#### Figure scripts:
[start]

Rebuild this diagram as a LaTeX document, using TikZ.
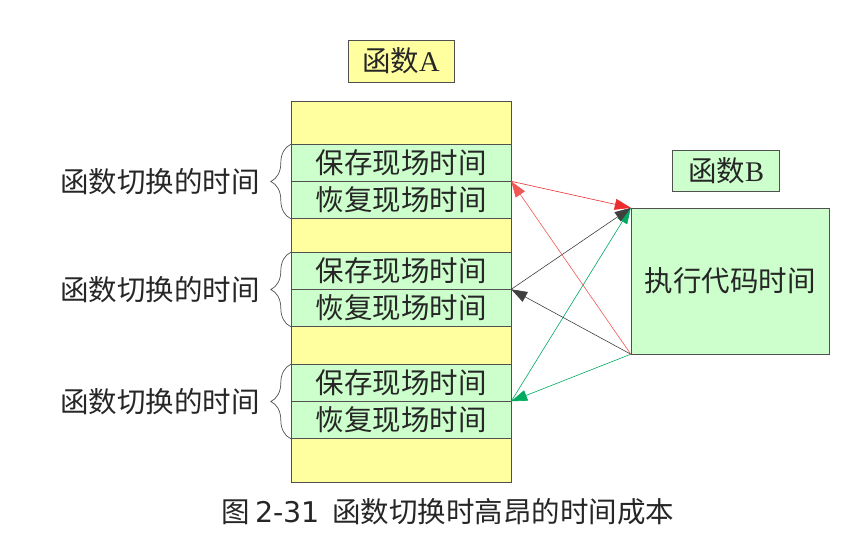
\documentclass[tikz,border=0pt]{standalone}
\usepackage{fontspec}
\setmainfont{Noto Sans CJK SC}
\newfontfamily\latinserif{Liberation Serif}
\newfontfamily\latinsans{DejaVu Sans}
\usetikzlibrary{arrows.meta,decorations.pathreplacing}

\definecolor{boxyellow}{RGB}{255,255,160}
\definecolor{boxgreen}{RGB}{204,255,204}
\definecolor{edgegray}{RGB}{80,80,80}
\definecolor{arrred}{RGB}{235,45,45}
\definecolor{arrgreen}{RGB}{0,170,95}

\begin{document}
\begin{tikzpicture}[x=1pt,y=-1pt,
    every node/.style={font=\fontsize{28.5}{31}\selectfont,text=black!85},
    ybox/.style={draw=edgegray,fill=boxyellow,inner sep=0pt},
    gbox/.style={draw=edgegray,fill=boxgreen,inner sep=0pt},
    phase/.style={gbox,minimum width=220pt,minimum height=37pt},
    brc/.style={draw=edgegray,line width=0.7pt,decorate,decoration={brace,amplitude=20pt}},
    sw/.style={anchor=east,inner sep=0pt},
    link/.style={-{Triangle[length=16pt,width=11pt]},line width=0.6pt}]
    \useasboundingbox (0,0) rectangle (866,553);

    \node[ybox,minimum width=106pt,minimum height=42pt] (funcA) at (401,61) {函数{\latinserif A}};
    \node[ybox,minimum width=220pt,minimum height=381pt] (stackA) at (401,292) {};

    \node[phase] (save1) at (401,163) {保存现场时间};
    \node[phase] (rest1) at (401,200) {恢复现场时间};
    \node[phase] (save2) at (401,271) {保存现场时间};
    \node[phase] (rest2) at (401,308) {恢复现场时间};
    \node[phase] (save3) at (401,383) {保存现场时间};
    \node[phase] (rest3) at (401,420) {恢复现场时间};

    \draw[brc] (rest1.south west) -- (save1.north west);
    \draw[brc] (rest2.south west) -- (save2.north west);
    \draw[brc] (rest3.south west) -- (save3.north west);
    \node[sw] (sw1) at ([xshift=-31pt]rest1.north west) {函数切换的时间};
    \node[sw] (sw2) at ([xshift=-31pt]rest2.north west) {函数切换的时间};
    \node[sw] (sw3) at ([xshift=-31pt]rest3.north west) {函数切换的时间};

    \node[gbox,minimum width=107pt,minimum height=41pt] (funcB) at (726,171) {函数{\latinserif B}};
    \node[gbox,minimum width=198pt,minimum height=146pt] (execB) at (730,281) {执行代码时间};

    % calls and returns
    \draw[link,arrgreen] (rest3.north east) -- (execB.north west);
    \draw[link,arrgreen] (execB.south west) -- (rest3.north east);
    \draw[link,black!75] (rest2.north east) -- (execB.north west);
    \draw[link,black!75] (execB.south west) -- (rest2.north east);
    \draw[link,arrred!80] (execB.south west) -- (rest1.north east);
    \draw[link,arrred] (rest1.north east) -- (execB.north west);

    \node (caption) at (448,512) {图\hspace{5pt}{\latinsans 2-31}\hspace{12pt}函数切换时高昂的时间成本};
\end{tikzpicture}
\end{document}
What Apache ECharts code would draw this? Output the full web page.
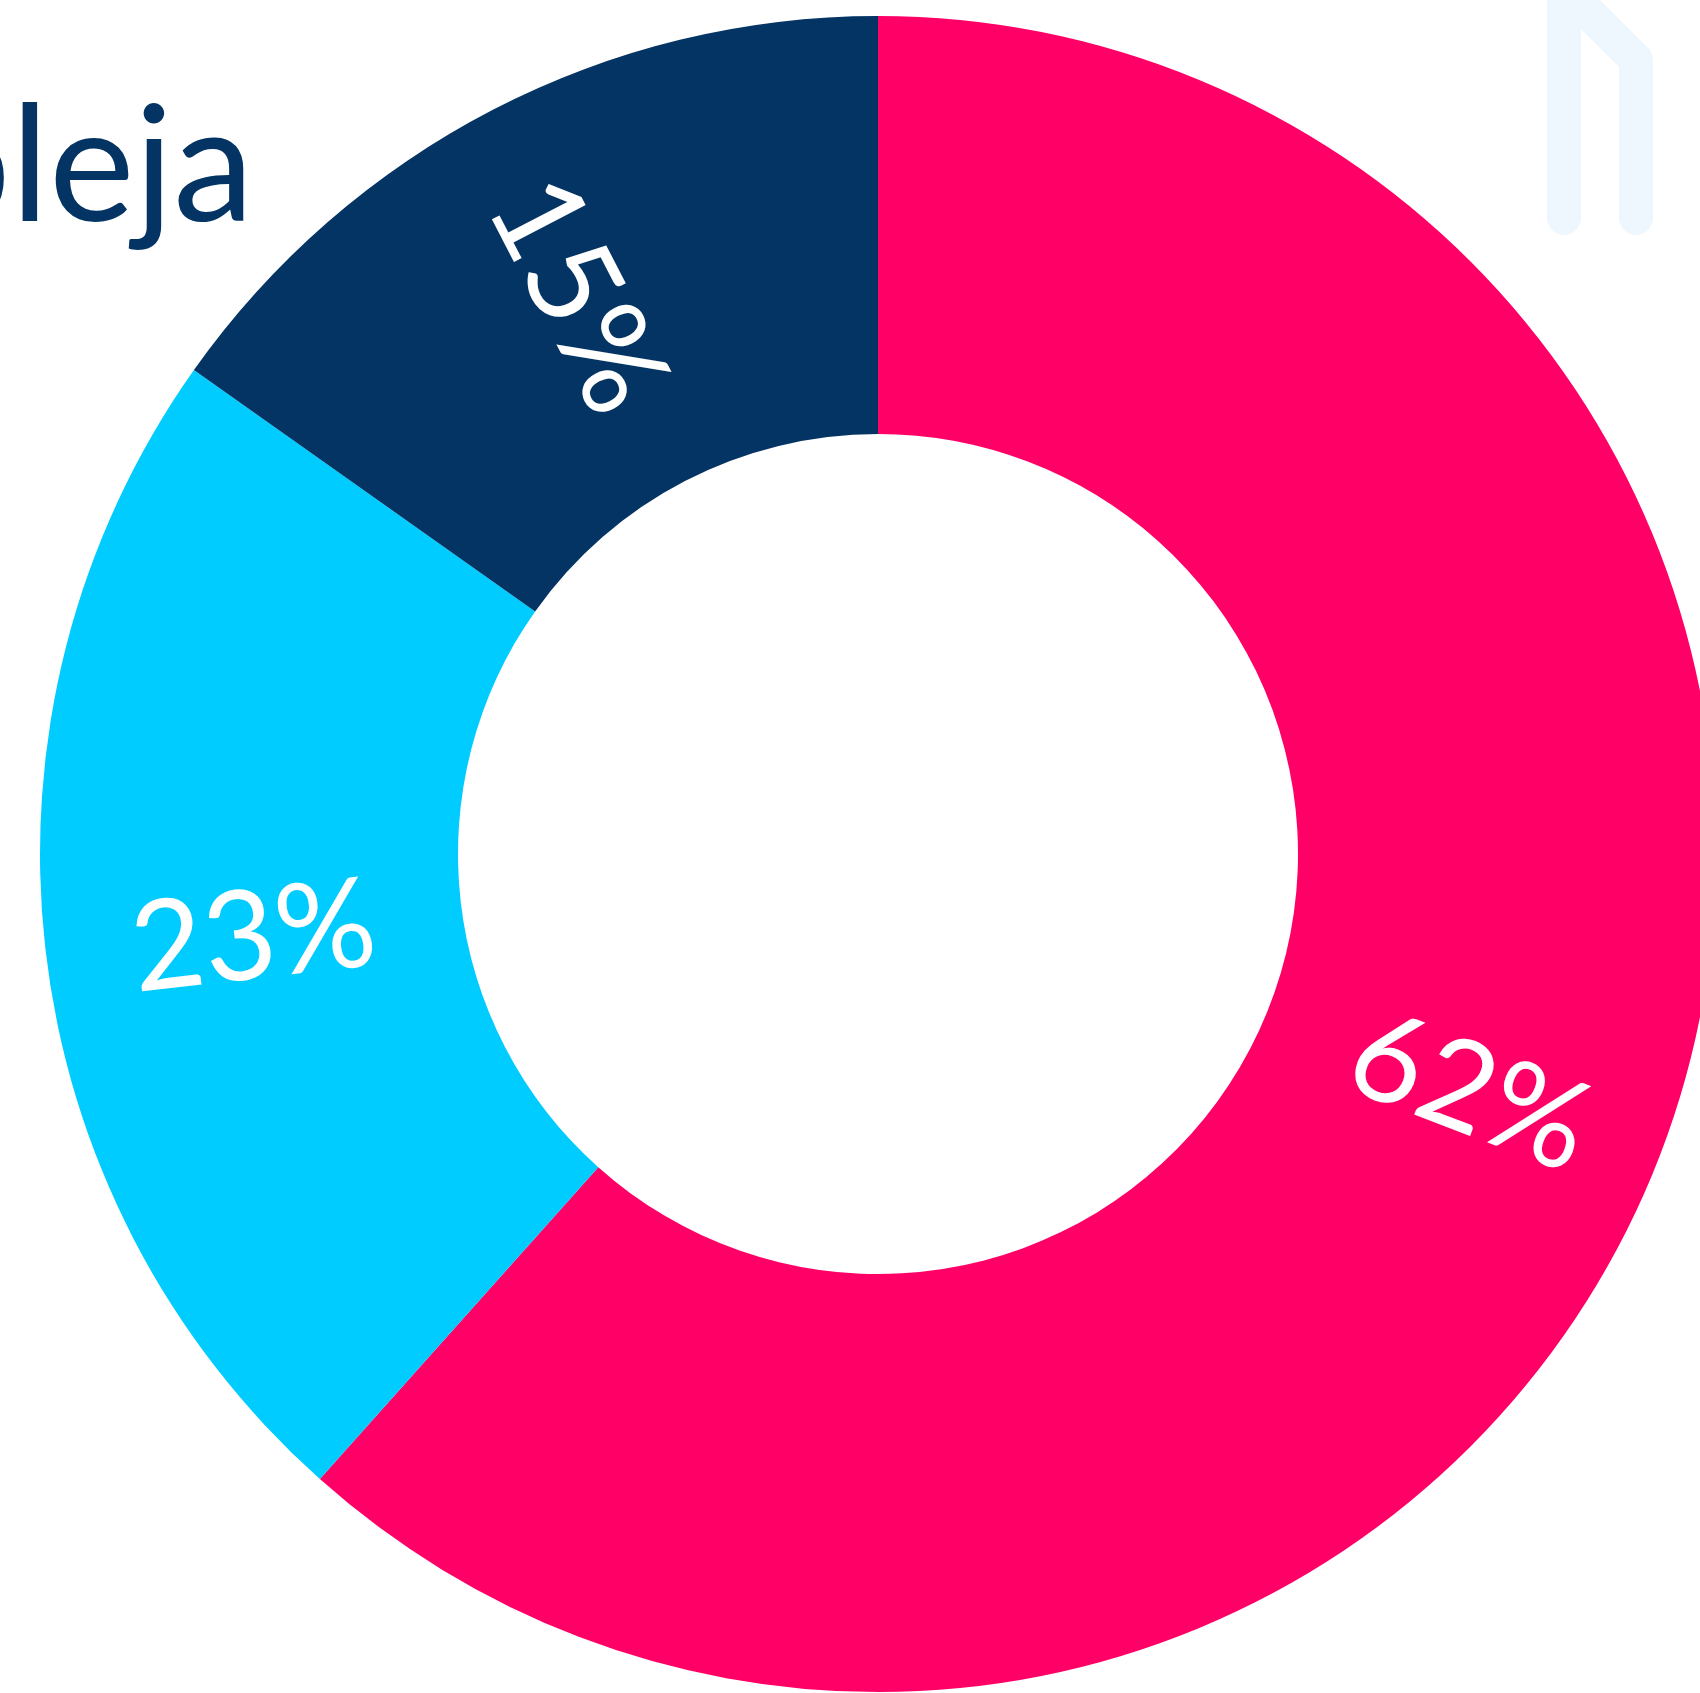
<!DOCTYPE html>
<html>
<head>
<meta charset="utf-8">
<script src="https://cdn.jsdelivr.net/npm/echarts@6/dist/echarts.min.js"></script>
<style>
  html, body { margin: 0; padding: 0; background: #fff; }
  #main { width: 1700px; height: 1693px; }
</style>
</head>
<body>
<div id="main"></div>
<script>
var names = ['A', 'B', 'C'];
var values = [61.6, 23.2, 15.2];
var colors = ['#FF0066', '#00CCFF', '#043463'];
// small nudges of each label (in the label's rotated frame)
var labelOffsets = [[6, 12], [2, 13], [-2, 11]];

var myChart = echarts.init(document.getElementById('main'));

var seriesData = names.map(function (n, i) {
    return {
        name: n,
        value: values[i],
        itemStyle: { color: colors[i] },
        label: { offset: labelOffsets[i] }
    };
});

option = {
    backgroundColor: '#ffffff',
    animation: false,
    graphic: [
        {
            type: 'text',
            left: -80,
            top: 88,
            style: {
                text: 'bleja',
                fill: '#043463',
                font: '162px Lato'
            }
        },
        {
            type: 'polyline',
            shape: { points: [[1564, 218], [1564, -12], [1636, 60], [1636, 218]] },
            style: { stroke: '#EDF7FD', lineWidth: 34, fill: null, lineCap: 'round', lineJoin: 'round' }
        }
    ],
    series: [
        {
            type: 'pie',
            center: [878, 854],
            radius: [420, 838],
            startAngle: 90,
            clockwise: true,
            percentPrecision: 0,
            avoidLabelOverlap: false,
            silent: true,
            label: {
                show: true,
                position: 'inside',
                rotate: 'radial',
                formatter: '{d}%',
                color: '#ffffff',
                fontSize: 125,
                fontFamily: 'Lato'
            },
            labelLine: { show: false },
            data: seriesData
        }
    ]
};
myChart.setOption(option);
</script>
</body>
</html>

[end]

#### Aim:
Track down every line with the word "this" and copy it.

#### Full answer:
Rebuild this diagram as a LaTeX document, using TikZ.
What Apache ECharts code would draw this? Output the full web page.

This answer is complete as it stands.